■ PROBLEM TO SOLVE
Your task is to copy every line of the records below that contains "this".

■ INFORMATION PROVIDED
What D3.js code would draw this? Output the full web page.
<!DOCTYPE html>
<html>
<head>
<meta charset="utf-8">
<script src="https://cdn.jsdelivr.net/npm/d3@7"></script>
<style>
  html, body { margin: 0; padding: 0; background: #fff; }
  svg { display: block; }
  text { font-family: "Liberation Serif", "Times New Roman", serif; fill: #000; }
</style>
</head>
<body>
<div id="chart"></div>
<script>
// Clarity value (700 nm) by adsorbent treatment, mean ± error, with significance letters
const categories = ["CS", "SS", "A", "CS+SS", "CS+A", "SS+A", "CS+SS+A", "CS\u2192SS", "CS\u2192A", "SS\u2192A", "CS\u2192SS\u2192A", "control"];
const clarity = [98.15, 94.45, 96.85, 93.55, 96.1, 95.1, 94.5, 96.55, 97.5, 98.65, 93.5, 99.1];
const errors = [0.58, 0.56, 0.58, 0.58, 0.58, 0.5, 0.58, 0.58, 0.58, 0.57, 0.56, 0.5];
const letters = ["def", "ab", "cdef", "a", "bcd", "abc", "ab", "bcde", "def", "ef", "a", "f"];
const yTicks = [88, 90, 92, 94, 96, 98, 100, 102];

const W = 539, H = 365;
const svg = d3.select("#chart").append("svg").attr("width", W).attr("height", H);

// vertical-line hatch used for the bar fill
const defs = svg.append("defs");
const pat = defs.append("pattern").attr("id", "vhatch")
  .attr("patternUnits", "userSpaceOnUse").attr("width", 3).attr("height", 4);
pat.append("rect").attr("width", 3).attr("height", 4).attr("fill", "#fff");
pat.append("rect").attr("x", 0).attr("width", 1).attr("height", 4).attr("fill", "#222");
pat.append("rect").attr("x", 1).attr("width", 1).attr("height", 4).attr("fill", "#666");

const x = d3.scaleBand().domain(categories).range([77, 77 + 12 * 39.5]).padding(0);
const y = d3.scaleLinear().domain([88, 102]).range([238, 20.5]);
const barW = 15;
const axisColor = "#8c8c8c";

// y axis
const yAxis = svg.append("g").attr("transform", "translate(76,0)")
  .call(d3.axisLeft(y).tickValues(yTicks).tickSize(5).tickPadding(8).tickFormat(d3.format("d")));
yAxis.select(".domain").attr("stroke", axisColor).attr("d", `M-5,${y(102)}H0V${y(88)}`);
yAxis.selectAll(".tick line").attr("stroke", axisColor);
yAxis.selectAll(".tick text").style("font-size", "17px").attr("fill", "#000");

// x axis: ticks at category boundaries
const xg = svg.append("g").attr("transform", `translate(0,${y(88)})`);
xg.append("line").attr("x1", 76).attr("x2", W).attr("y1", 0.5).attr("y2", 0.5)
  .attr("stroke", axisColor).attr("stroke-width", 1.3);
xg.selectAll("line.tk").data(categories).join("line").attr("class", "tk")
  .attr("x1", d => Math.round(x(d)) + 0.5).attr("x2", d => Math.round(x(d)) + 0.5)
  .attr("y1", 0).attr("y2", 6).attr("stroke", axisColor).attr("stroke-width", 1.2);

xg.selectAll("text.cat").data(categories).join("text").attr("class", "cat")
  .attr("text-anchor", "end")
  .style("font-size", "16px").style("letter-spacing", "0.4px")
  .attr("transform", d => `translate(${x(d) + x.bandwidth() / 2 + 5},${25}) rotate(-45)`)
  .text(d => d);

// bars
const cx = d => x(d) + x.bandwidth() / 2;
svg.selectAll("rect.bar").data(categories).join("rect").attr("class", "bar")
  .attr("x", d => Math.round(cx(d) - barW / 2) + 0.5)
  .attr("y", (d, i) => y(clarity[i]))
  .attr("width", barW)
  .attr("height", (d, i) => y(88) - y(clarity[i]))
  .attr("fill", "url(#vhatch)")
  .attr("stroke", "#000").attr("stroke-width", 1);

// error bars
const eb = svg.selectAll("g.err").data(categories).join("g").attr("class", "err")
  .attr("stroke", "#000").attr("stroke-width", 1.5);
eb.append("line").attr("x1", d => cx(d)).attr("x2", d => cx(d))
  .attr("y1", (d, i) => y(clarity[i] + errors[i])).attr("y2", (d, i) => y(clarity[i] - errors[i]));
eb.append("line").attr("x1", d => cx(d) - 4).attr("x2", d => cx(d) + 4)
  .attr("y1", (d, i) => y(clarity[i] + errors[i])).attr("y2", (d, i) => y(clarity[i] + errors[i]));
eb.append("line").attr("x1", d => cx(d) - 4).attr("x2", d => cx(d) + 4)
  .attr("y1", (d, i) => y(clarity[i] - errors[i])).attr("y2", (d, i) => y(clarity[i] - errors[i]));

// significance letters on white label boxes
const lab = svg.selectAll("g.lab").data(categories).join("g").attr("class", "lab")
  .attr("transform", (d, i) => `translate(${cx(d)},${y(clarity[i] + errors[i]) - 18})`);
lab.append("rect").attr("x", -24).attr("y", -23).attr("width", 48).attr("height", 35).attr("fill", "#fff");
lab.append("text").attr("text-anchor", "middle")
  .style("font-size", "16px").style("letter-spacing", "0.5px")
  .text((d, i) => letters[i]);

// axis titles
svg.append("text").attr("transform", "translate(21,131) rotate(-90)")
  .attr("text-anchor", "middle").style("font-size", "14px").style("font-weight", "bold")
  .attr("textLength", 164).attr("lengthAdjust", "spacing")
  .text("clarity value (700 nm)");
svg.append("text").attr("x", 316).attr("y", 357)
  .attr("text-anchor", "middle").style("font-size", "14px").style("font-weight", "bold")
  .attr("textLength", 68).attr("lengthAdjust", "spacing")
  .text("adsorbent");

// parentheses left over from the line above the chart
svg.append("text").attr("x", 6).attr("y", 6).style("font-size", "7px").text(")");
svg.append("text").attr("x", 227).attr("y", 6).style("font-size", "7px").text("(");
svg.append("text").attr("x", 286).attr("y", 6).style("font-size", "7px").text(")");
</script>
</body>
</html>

--

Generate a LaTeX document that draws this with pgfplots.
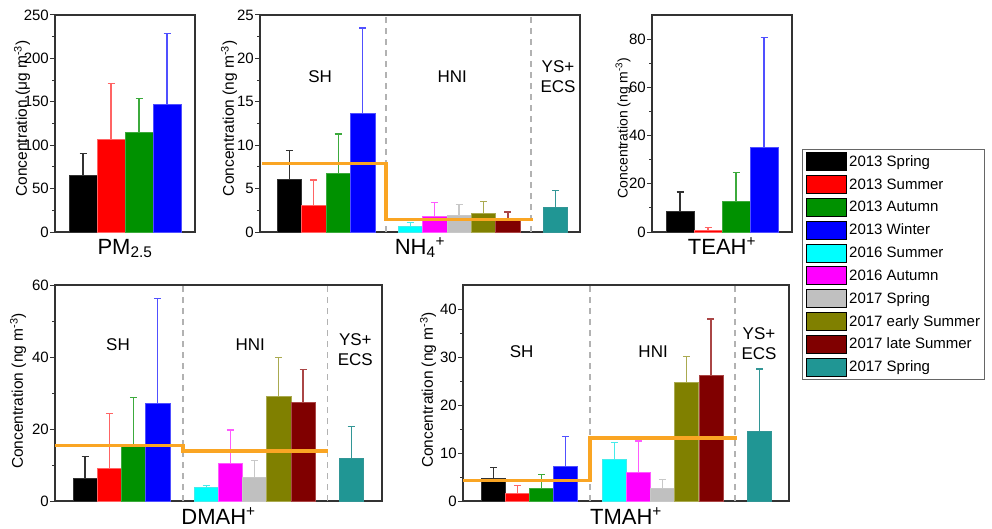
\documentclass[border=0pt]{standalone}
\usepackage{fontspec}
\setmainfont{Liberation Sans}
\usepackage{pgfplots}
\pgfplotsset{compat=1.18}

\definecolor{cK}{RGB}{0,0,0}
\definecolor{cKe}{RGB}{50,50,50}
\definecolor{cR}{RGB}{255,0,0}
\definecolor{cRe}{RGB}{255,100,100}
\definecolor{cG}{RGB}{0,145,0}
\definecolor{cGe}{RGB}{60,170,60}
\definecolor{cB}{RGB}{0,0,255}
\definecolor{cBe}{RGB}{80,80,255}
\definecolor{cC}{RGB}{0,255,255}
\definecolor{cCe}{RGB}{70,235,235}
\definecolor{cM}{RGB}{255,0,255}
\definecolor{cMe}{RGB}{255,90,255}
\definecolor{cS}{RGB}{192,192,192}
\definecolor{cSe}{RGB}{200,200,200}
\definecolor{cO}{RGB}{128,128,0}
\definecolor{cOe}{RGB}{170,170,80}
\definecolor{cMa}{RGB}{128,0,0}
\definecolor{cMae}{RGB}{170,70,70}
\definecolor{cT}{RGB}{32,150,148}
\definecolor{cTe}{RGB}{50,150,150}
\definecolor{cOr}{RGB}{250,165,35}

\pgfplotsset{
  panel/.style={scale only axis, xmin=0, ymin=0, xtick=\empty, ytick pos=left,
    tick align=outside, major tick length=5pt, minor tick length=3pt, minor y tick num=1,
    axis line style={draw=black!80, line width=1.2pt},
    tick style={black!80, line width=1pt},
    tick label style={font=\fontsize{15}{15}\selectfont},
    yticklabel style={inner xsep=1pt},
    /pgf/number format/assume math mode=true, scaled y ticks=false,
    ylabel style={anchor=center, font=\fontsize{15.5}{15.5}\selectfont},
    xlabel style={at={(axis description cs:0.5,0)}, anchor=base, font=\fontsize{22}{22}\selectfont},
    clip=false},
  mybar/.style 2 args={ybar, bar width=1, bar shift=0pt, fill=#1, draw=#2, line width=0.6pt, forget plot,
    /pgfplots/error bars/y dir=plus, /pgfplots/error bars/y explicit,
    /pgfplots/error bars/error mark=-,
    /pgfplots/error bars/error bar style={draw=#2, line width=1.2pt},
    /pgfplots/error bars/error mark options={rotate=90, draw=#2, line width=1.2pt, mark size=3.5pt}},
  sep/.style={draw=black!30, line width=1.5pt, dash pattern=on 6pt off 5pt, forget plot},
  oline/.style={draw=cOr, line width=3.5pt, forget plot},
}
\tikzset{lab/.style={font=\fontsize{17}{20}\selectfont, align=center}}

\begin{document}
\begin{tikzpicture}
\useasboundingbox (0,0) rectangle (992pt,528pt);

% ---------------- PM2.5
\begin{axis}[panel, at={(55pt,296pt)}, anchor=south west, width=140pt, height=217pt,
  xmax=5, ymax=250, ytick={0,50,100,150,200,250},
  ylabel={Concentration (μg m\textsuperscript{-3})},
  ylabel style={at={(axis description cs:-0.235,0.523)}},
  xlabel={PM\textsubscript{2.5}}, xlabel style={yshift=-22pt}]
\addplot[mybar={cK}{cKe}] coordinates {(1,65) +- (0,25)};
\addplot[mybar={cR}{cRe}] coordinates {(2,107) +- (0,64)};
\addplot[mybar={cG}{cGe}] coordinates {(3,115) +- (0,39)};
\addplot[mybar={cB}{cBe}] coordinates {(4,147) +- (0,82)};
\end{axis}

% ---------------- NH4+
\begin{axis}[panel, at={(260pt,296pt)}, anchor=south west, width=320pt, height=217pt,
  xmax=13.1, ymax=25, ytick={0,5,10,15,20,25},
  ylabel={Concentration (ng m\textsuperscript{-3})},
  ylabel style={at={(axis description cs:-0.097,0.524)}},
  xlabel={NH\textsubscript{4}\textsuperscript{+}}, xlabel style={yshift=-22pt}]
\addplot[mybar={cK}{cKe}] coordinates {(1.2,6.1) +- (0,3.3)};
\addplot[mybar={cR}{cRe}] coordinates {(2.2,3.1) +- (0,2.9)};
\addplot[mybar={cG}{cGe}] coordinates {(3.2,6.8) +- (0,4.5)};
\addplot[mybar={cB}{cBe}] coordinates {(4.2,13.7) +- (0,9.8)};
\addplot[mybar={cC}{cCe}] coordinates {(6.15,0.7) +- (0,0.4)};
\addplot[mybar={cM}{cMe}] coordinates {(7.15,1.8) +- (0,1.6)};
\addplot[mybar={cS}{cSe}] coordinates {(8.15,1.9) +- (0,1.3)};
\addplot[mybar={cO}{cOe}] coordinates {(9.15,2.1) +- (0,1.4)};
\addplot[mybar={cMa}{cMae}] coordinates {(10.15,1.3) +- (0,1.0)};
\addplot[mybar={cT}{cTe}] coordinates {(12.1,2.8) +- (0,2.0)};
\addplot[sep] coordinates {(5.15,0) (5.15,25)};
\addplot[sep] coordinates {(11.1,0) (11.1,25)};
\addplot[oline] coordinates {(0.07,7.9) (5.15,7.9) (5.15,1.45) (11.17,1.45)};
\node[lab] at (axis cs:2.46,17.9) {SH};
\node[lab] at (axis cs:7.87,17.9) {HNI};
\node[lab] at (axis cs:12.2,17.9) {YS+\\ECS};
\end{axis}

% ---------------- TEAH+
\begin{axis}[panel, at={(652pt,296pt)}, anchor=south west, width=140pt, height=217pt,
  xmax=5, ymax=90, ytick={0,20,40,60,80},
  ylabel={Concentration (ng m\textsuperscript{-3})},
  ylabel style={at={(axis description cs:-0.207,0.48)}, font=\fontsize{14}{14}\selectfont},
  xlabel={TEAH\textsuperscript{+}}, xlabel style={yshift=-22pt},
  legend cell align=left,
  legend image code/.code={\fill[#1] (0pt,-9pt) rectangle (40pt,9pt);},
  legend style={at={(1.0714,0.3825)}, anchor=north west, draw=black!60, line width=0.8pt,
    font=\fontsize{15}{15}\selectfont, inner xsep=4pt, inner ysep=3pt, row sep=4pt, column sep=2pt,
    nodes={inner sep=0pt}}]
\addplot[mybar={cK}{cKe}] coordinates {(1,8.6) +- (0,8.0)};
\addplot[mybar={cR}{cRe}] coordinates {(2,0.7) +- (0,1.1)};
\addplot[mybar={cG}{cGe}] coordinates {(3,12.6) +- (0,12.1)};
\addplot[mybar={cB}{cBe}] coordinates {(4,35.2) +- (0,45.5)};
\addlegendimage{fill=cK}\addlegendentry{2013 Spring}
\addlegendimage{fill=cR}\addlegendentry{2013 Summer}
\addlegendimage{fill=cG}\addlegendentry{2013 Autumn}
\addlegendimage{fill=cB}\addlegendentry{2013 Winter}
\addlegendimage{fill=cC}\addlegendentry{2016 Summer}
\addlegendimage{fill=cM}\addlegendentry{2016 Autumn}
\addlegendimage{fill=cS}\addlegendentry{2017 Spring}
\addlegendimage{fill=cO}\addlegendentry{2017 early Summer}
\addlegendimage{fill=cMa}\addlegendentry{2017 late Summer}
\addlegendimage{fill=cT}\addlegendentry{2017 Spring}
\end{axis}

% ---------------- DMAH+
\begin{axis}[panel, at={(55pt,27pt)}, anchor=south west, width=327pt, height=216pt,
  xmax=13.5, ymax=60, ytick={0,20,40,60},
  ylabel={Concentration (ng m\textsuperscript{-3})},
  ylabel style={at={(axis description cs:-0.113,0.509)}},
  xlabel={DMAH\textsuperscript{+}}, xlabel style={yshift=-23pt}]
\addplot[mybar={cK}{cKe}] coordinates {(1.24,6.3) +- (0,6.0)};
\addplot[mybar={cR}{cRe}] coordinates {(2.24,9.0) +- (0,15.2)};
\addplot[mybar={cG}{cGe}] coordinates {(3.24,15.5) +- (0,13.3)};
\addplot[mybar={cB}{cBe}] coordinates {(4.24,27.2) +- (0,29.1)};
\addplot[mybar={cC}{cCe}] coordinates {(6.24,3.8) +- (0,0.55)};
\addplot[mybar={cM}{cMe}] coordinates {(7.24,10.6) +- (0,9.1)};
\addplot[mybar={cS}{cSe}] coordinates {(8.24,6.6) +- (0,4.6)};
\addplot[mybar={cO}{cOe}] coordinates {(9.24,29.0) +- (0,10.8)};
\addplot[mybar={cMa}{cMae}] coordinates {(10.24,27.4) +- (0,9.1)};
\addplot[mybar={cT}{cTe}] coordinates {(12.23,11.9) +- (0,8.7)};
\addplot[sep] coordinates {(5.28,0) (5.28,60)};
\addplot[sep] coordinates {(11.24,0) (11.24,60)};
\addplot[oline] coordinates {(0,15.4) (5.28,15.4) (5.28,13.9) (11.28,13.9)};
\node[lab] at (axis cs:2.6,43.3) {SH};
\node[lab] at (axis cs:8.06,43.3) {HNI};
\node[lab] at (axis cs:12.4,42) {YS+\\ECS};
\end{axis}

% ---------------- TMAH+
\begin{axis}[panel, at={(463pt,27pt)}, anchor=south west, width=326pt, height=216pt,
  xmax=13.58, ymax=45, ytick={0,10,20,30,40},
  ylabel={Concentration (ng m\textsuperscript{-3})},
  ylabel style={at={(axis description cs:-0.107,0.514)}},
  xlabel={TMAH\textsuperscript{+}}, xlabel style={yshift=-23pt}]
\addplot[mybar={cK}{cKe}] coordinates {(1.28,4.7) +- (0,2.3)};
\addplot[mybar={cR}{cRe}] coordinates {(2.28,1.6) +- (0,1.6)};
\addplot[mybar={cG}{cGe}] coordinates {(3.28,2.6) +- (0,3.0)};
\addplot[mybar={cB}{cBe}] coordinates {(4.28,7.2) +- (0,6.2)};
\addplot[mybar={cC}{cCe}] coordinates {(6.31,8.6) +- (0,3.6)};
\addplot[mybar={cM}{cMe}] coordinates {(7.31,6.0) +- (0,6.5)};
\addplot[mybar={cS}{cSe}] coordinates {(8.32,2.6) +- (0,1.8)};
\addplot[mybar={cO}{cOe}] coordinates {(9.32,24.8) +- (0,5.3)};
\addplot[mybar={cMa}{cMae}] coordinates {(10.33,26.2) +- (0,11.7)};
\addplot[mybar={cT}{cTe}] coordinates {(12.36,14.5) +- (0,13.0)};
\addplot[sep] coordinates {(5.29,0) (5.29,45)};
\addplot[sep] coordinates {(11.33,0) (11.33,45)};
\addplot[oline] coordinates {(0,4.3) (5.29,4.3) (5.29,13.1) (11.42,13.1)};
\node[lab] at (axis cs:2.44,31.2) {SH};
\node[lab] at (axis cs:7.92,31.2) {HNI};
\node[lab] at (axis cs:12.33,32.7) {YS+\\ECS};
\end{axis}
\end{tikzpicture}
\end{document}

■ EXERCISE RESULT
What D3.js code would draw this? Output the full web page.
Generate a LaTeX document that draws this with pgfplots.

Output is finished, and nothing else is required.